I’m on vacation with my family. Today we were scheduled to fly from Baltimore to Newark to Beijing to begin our journey.
Don’t let that photo fool you, we never made it to Beijing. That’s an ad on the New York City subway selling health insurance.
We heard a magical sentence at Newark “Liberty” International Airport that few fliers get to take advantage of:
“*kssh* We are in an overbooking situation. United Airlines is looking for four volunteers to go on tomorrow’s flight. You will receive an $800 travel voucher good for one year, and a hotel room.
Sweet baby Jesus, make it rain!
As if renaming Washington National Airport after the president that broke the air traffic controller’s union wasn’t enough, Newark dared to lay claim to the entire concept of individual agency and self-determination. In the not-so-distant future, patriotic Americans will fly out of Spokane Freedom International on their way to Roanoke Second Amendment Regional Airport or something equally absurd.
Anyway, most travelers would have averted the gaze of the prowling airline staff, desperately hoping some other sucker would march to the denied boarding abattoir instead of them. Luckily for them, there are folks like my family, who are loath to check bags and love funding future travel for the price of a night at a hotel room we didn’t have to pay for in New York, a city that we love.
The baggage handlers were so ecstatic at not having to fish out a bumped passenger’s checked bag of lead weights and cement blocks from the very rear of the cargo hold that for one brief, shining moment they didn’t look aggrieved at the never-ending presence of infernal luggage.
These children, and many more like them at the 9/11 memorial, likely had no memory of the event at all.
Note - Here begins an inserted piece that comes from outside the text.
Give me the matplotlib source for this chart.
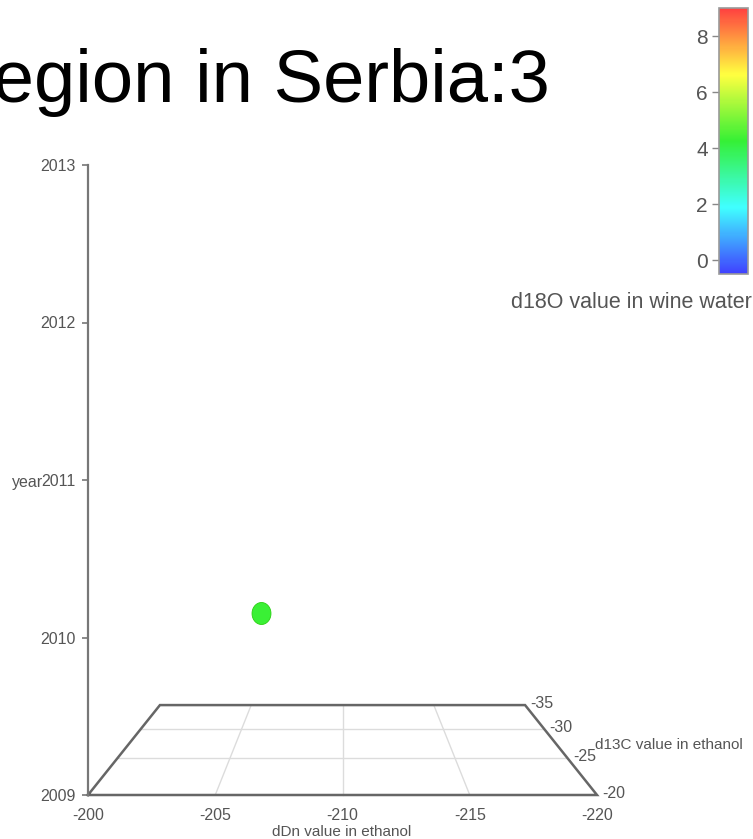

Children born today have the same distance from 9/11–12 years–than my birth did from the start of the Iranian hostage crisis in 1979. It is to them what the Iranian Hostage Crisis was for our generation, something that happened sometime between my parents meeting and possibly the sacking of Carthage. Either way, it was a long time ago.
We Millenials are now Old, where children will soon graduate from high school with no personal memories of 9/11, the formative event of our time.
Beijing is for tomorrow. What better way to lead into a visit to Real China than a United Airlines-funded trip to America’s finest China theme park, New York City Chinatown? The land of egg tarts and barbecue pork, the great lodestar of hungry ethnically Chinese immigrants and their American-born, chopstick-wielding hair-dying grad-schooling offspring? (I have not dyed my hair.)